Requirement: Please print exactly the lines below, from the start of the material up to and including the line with "ax1.patch.set_alpha(0)", but none of the pictures.

------ Provided data ------

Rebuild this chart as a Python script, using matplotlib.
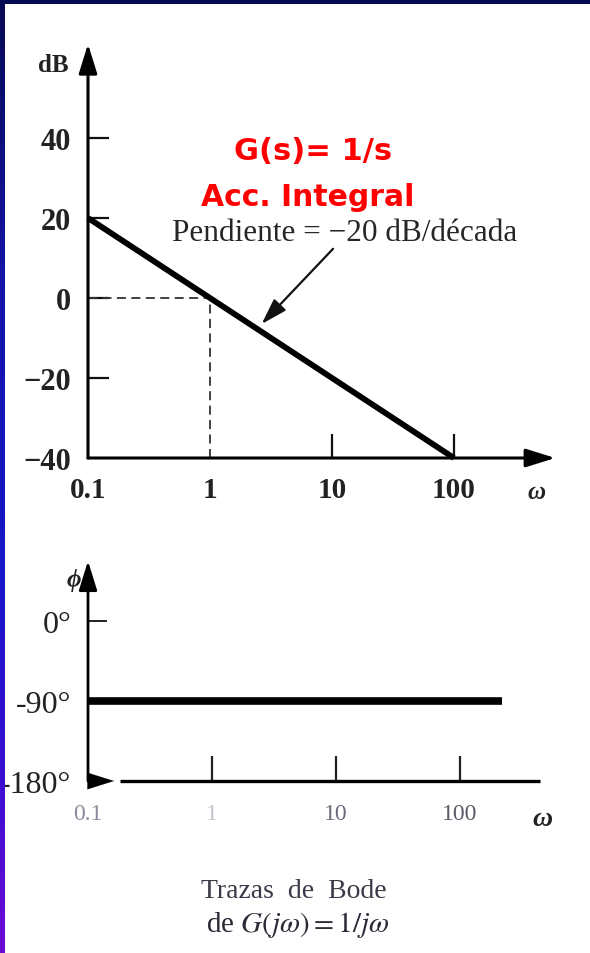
import numpy as np
import matplotlib
matplotlib.use("Agg")
import matplotlib.pyplot as plt
from matplotlib.patches import Rectangle

# ---------------- data ----------------
mag_omega = [0.1, 100]
mag_db = [20, -40]
mag_yticks = [40, 20, 0, -20, -40]
mag_ytick_labels = ["40", "20", "0", "\u221220", "\u221240"]
omega_ticks = [0.1, 1, 10, 100]
omega_tick_labels = ["0.1", "1", "10", "100"]
crossover = (1, 0)

phase_omega = [0.1, 220]
phase_deg = [-90, -90]
phase_yticks = [0, -90, -180]
phase_ytick_labels = ["0\u00b0", "-90\u00b0", "-180\u00b0"]

W, H = 590, 954
fig = plt.figure(figsize=(W / 100, H / 100), dpi=100)
fig.patch.set_facecolor("white")
plt.rcParams["mathtext.fontset"] = "stix"

def fx(px):
    return px / W

def fy(py):
    return 1 - py / H

serif = "Liberation Serif"

# ---------------- magnitude plot ----------------
L, R, T, B = 88, 560, 45, 459
ax1 = fig.add_axes([fx(L), fy(B), fx(R - L), (B - T) / H])
dec1 = 122.0
ax1.set_xscale("log")
ax1.set_xlim(0.1, 10 ** (-1 + (R - L) / dec1))
ax1.set_ylim(-40, -40 + (B - T) / 4.0)
for s in ax1.spines.values():
    s.set_visible(False)
ax1.patch.set_alpha(0)

ax1.set_yticks(mag_yticks)
ax1.set_yticklabels(mag_ytick_labels, fontfamily=serif, fontsize=22,
                    fontweight="bold", color="#222222")
ax1.tick_params(axis="y", direction="in", length=15, width=1.6, pad=12,
                color="#111111")
ax1.set_xticks(omega_ticks)
ax1.set_xticklabels(omega_tick_labels, fontfamily=serif, fontsize=21,
                    fontweight="bold", color="#222222")
ax1.xaxis.set_minor_locator(matplotlib.ticker.NullLocator())
ax1.tick_params(axis="x", direction="in", length=17, width=1.6, pad=13,
                color="#111111")
for i, t in enumerate(ax1.xaxis.get_major_ticks()):
    if omega_ticks[i] < 5:
        t.tick1line.set_visible(False)
ax1.yaxis.get_major_ticks()[-1].tick1line.set_visible(False)

# axes with arrows
ax1.annotate("", xy=(0, 1), xytext=(0, 0), xycoords="axes fraction",
             arrowprops=dict(arrowstyle="-|>,head_length=0.9,head_width=0.28",
                             lw=2.2, color="black", mutation_scale=20,
                             shrinkA=0, shrinkB=0), annotation_clip=False)
ax1.annotate("", xy=(0.99, 0), xytext=(0, 0), xycoords="axes fraction",
             arrowprops=dict(arrowstyle="-|>,head_length=0.9,head_width=0.28",
                             lw=2.2, color="black", mutation_scale=20,
                             shrinkA=0, shrinkB=0), annotation_clip=False)

ax1.plot(mag_omega, mag_db, color="black", lw=4.2, solid_capstyle="butt",
         clip_on=False, zorder=3)
ax1.plot([0.1, crossover[0]], [crossover[1], crossover[1]], color="#333333",
         lw=1.3, ls=(0, (5, 3)), clip_on=False)
ax1.plot([crossover[0], crossover[0]], [-40, crossover[1]], color="#333333",
         lw=1.3, ls=(0, (5, 3)), clip_on=False)

ax1.annotate("", xy=(2.65, -6.5), xytext=(10.2, 12.3),
             arrowprops=dict(arrowstyle="-|>,head_length=0.8,head_width=0.25",
                             lw=1.6, color="#111111", mutation_scale=20,
                             shrinkA=0, shrinkB=0), annotation_clip=False)

fig.text(fx(53), fy(66), "dB", fontfamily=serif, fontsize=18, fontweight="bold",
         ha="center", va="center", color="#222222")
fig.text(fx(537), fy(493), "\u03c9", fontfamily=serif, fontsize=18,
         style="italic", fontweight="bold", ha="center", va="center", color="#222222")

fig.text(fx(172), fy(234), "Pendiente = \u221220 dB/d\u00e9cada", fontfamily=serif,
         fontsize=22.5, ha="left", va="center", color="#262626")

fig.text(fx(313), fy(152), "G(s)= 1/s", fontfamily="DejaVu Sans", fontsize=22,
         fontweight="bold", color="#ff0000", ha="center", va="center")
fig.text(fx(308), fy(197), "Acc. Integral", fontfamily="DejaVu Sans", fontsize=21.5,
         fontweight="bold", color="#ff0000", ha="center", va="center")

# ---------------- phase plot ----------------
L2, R2, T2, B2 = 88, 540, 562, 782
ax2 = fig.add_axes([fx(L2), fy(B2), fx(R2 - L2), (B2 - T2) / H])
dec2 = 124.0
ax2.set_xscale("log")
ax2.set_xlim(0.1, 10 ** (-1 + (R2 - L2) / dec2))
ppd = 160.0 / 180.0
ax2.set_ylim(-180, -180 + (B2 - T2) / ppd)
for s in ax2.spines.values():
    s.set_visible(False)
ax2.patch.set_alpha(0)

ax2.set_yticks(phase_yticks)
ax2.set_yticklabels(phase_ytick_labels, fontfamily=serif, fontsize=23,
                    color="#222222")
ax2.tick_params(axis="y", direction="in", length=14, width=1.4, pad=12,
                color="#222222")
ax2.set_xticks(omega_ticks)
ax2.set_xticklabels(omega_tick_labels, fontfamily=serif, fontsize=17)
ax2.xaxis.set_minor_locator(matplotlib.ticker.NullLocator())
ax2.tick_params(axis="x", direction="in", length=18, width=1.6, pad=16,
                color="#222222")
label_colors = ["#8a8a9e", "#c4c4cc", "#6a6a78", "#5a5a68"]
for lab, c in zip(ax2.get_xticklabels(), label_colors):
    lab.set_color(c)
ax2.xaxis.get_major_ticks()[0].tick1line.set_visible(False)
for t in ax2.yaxis.get_major_ticks()[1:]:
    t.tick1line.set_visible(False)

ax2.annotate("", xy=(0, 1), xytext=(0, 0), xycoords="axes fraction",
             arrowprops=dict(arrowstyle="-|>,head_length=0.9,head_width=0.28",
                             lw=2.0, color="black", mutation_scale=20,
                             shrinkA=0, shrinkB=0), annotation_clip=False)
x_start = 10 ** (-1 + 32 / dec2)
ax2.plot([x_start, ax2.get_xlim()[1]], [-180, -180], color="black", lw=2.4,
         clip_on=False, solid_capstyle="butt")
ax2.annotate("", xy=(10 ** (-1 + 26 / dec2), -180), xytext=(0.1, -180),
             arrowprops=dict(arrowstyle="-|>,head_length=0.95,head_width=0.3",
                             lw=0.1, color="black", mutation_scale=20,
                             shrinkA=0, shrinkB=0), annotation_clip=False)

ax2.plot(phase_omega, phase_deg, color="black", lw=5.5, solid_capstyle="butt",
         clip_on=False, zorder=3)

fig.text(fx(74), fy(580), "\u03d5", fontfamily=serif, fontsize=18,
         style="italic", fontweight="bold", ha="center", va="center", color="#222222")
fig.text(fx(542), fy(820), "\u03c9", fontfamily=serif, fontsize=20,
         style="italic", fontweight="bold", ha="center", va="center", color="#222222")

# caption
fig.text(fx(294), fy(892), "Trazas  de  Bode", fontfamily=serif, fontsize=20,
         ha="center", va="center", color="#3a3a48")
fig.text(fx(298), fy(925), r"de $\mathit{G}(j\omega) = 1/j\omega$", fontfamily=serif,
         fontsize=21, ha="center", va="center", color="#2a2a36")

# ---------------- border ----------------
fig.add_artist(Rectangle((0, fy(5)), 1, 5 / H, transform=fig.transFigure,
                         facecolor="#060a52", edgecolor="none", zorder=20))
stops = np.array([[8, 10, 82], [20, 20, 170], [24, 22, 200], [55, 15, 210],
                  [108, 10, 212]]) / 255.0
pos = np.array([0.0, 0.3, 0.6, 0.8, 1.0])
yy = np.linspace(0, 1, 300)
grad = np.stack([np.interp(yy, pos, stops[:, k]) for k in range(3)], axis=1)
axb = fig.add_axes([0, 0, 5 / W, 1], zorder=30)
axb.imshow(grad[:, None, :], aspect="auto", extent=(0, 1, 1, 0))
axb.set_axis_off()

fig.savefig("out.png", dpi=100, facecolor="white")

------

Problem solution:
Rebuild this chart as a Python script, using matplotlib.
import numpy as np
import matplotlib
matplotlib.use("Agg")
import matplotlib.pyplot as plt
from matplotlib.patches import Rectangle

# ---------------- data ----------------
mag_omega = [0.1, 100]
mag_db = [20, -40]
mag_yticks = [40, 20, 0, -20, -40]
mag_ytick_labels = ["40", "20", "0", "\u221220", "\u221240"]
omega_ticks = [0.1, 1, 10, 100]
omega_tick_labels = ["0.1", "1", "10", "100"]
crossover = (1, 0)

phase_omega = [0.1, 220]
phase_deg = [-90, -90]
phase_yticks = [0, -90, -180]
phase_ytick_labels = ["0\u00b0", "-90\u00b0", "-180\u00b0"]

W, H = 590, 954
fig = plt.figure(figsize=(W / 100, H / 100), dpi=100)
fig.patch.set_facecolor("white")
plt.rcParams["mathtext.fontset"] = "stix"

def fx(px):
    return px / W

def fy(py):
    return 1 - py / H

serif = "Liberation Serif"

# ---------------- magnitude plot ----------------
L, R, T, B = 88, 560, 45, 459
ax1 = fig.add_axes([fx(L), fy(B), fx(R - L), (B - T) / H])
dec1 = 122.0
ax1.set_xscale("log")
ax1.set_xlim(0.1, 10 ** (-1 + (R - L) / dec1))
ax1.set_ylim(-40, -40 + (B - T) / 4.0)
for s in ax1.spines.values():
    s.set_visible(False)
ax1.patch.set_alpha(0)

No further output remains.